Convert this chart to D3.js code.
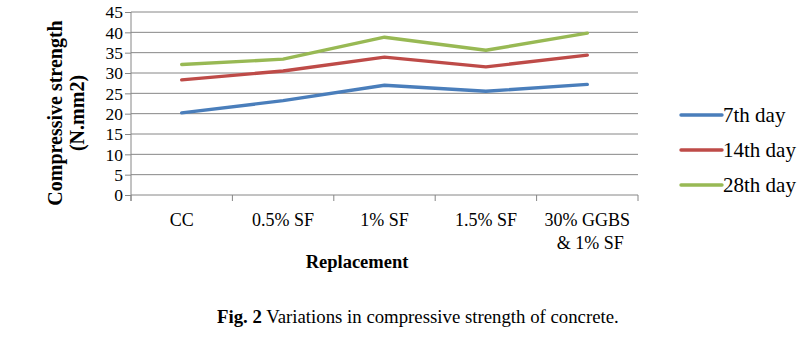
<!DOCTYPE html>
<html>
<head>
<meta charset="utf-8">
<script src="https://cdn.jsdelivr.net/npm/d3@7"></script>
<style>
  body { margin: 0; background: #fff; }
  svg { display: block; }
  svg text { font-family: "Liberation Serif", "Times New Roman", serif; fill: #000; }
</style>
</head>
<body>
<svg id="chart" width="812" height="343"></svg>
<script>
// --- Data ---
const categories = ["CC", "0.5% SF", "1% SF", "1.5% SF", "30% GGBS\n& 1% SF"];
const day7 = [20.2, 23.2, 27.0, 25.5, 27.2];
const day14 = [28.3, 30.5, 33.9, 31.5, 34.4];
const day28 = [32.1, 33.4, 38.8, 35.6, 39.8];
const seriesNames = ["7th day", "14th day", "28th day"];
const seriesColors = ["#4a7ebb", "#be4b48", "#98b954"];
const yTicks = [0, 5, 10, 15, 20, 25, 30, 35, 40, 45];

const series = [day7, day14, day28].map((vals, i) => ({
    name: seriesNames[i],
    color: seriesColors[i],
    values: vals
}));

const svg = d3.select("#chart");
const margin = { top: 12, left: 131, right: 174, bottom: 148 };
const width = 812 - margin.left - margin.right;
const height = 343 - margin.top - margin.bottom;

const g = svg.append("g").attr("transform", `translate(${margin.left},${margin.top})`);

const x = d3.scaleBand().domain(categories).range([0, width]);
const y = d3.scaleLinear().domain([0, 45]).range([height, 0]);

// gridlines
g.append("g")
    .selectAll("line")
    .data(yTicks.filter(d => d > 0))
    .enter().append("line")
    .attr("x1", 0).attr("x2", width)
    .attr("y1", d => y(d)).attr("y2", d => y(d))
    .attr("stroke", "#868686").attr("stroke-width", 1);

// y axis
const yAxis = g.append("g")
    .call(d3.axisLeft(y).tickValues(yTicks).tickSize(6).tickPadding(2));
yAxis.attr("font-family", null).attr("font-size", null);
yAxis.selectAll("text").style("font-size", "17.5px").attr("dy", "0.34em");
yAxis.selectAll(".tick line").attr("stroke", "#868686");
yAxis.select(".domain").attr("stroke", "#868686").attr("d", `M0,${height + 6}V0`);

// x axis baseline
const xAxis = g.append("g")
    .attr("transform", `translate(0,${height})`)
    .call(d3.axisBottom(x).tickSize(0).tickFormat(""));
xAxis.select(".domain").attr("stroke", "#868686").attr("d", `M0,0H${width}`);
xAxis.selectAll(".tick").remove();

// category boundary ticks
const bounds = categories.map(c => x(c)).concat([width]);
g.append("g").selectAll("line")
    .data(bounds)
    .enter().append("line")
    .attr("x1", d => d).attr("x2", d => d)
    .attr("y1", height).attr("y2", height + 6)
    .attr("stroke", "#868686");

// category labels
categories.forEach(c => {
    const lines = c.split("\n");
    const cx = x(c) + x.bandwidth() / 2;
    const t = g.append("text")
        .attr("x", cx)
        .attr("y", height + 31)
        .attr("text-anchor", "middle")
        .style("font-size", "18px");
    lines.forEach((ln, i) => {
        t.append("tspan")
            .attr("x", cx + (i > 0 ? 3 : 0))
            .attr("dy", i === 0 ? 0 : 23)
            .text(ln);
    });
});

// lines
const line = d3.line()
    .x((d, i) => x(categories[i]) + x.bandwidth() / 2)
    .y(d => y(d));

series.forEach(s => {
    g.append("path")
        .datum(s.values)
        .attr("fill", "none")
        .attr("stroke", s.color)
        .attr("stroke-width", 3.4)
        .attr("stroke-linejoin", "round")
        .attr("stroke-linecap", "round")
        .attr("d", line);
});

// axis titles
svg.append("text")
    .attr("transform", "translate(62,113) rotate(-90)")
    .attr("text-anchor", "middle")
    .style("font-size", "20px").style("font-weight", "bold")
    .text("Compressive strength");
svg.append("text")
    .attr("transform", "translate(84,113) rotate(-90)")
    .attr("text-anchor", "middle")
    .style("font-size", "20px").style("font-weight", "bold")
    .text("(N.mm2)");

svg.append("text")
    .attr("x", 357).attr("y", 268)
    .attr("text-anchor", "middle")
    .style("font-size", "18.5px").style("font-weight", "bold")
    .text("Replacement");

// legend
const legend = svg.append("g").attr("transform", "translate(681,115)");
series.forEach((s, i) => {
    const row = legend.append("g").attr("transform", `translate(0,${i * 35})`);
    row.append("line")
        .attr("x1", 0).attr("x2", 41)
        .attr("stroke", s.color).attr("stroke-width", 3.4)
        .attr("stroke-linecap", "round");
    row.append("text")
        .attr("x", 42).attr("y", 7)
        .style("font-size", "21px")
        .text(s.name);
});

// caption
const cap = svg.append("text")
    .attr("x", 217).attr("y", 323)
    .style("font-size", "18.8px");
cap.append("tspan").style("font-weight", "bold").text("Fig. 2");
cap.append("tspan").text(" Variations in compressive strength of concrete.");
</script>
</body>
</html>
****
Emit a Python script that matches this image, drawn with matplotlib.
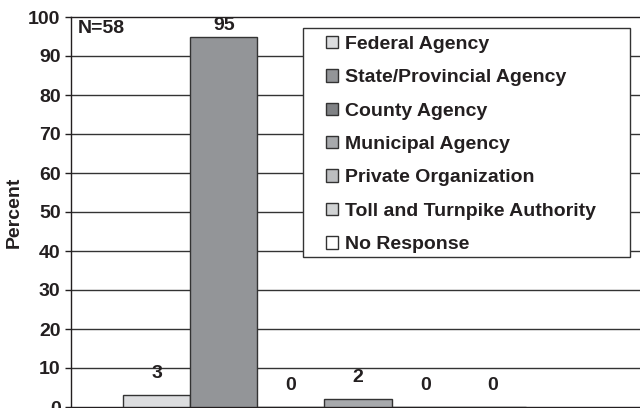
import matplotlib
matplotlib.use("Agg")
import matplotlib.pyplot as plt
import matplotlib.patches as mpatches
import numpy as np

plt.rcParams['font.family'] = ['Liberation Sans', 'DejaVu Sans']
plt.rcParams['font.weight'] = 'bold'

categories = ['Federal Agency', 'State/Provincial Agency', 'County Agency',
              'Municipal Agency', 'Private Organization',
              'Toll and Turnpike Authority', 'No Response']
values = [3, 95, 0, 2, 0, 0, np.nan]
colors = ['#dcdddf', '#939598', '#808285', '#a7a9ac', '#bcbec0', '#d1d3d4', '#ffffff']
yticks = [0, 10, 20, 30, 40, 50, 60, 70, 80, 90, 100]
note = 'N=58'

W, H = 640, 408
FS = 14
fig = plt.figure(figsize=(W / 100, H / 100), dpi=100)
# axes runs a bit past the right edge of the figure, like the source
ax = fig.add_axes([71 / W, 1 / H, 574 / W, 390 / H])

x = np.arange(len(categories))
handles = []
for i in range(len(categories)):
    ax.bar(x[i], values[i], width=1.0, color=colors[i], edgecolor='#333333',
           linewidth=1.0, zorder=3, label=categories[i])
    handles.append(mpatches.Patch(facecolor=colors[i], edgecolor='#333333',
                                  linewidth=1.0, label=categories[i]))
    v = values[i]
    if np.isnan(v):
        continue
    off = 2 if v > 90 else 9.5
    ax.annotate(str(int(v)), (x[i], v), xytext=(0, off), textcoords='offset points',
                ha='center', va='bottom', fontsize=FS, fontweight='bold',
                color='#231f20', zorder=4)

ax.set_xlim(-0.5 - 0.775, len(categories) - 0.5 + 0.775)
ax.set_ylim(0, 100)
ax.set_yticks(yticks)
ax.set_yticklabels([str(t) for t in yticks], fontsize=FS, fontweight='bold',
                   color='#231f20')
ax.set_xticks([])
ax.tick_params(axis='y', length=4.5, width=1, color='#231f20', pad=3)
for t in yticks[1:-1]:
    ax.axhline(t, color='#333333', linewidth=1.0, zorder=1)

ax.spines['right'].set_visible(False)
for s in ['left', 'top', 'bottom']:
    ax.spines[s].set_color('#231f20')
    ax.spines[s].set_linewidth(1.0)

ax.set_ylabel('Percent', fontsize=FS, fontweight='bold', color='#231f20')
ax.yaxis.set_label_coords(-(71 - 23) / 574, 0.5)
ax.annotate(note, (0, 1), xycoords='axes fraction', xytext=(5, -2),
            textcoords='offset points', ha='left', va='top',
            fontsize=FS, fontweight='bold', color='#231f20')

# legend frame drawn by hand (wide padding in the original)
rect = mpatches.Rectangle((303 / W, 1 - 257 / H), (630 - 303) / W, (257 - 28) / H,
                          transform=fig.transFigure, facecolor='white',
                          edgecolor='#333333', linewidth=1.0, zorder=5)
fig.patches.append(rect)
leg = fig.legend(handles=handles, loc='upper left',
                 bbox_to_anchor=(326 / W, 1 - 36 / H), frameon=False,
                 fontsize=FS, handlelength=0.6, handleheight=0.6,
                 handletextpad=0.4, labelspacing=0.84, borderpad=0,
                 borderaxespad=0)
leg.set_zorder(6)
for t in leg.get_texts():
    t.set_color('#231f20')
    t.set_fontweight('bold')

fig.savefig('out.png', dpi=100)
****
#### [Objective]
Every line of the records that includes the word "chart" should be gathered.

#### [Exercise output]
Convert this chart to D3.js code.
<svg id="chart" width="812" height="343"></svg>
const svg = d3.select("#chart");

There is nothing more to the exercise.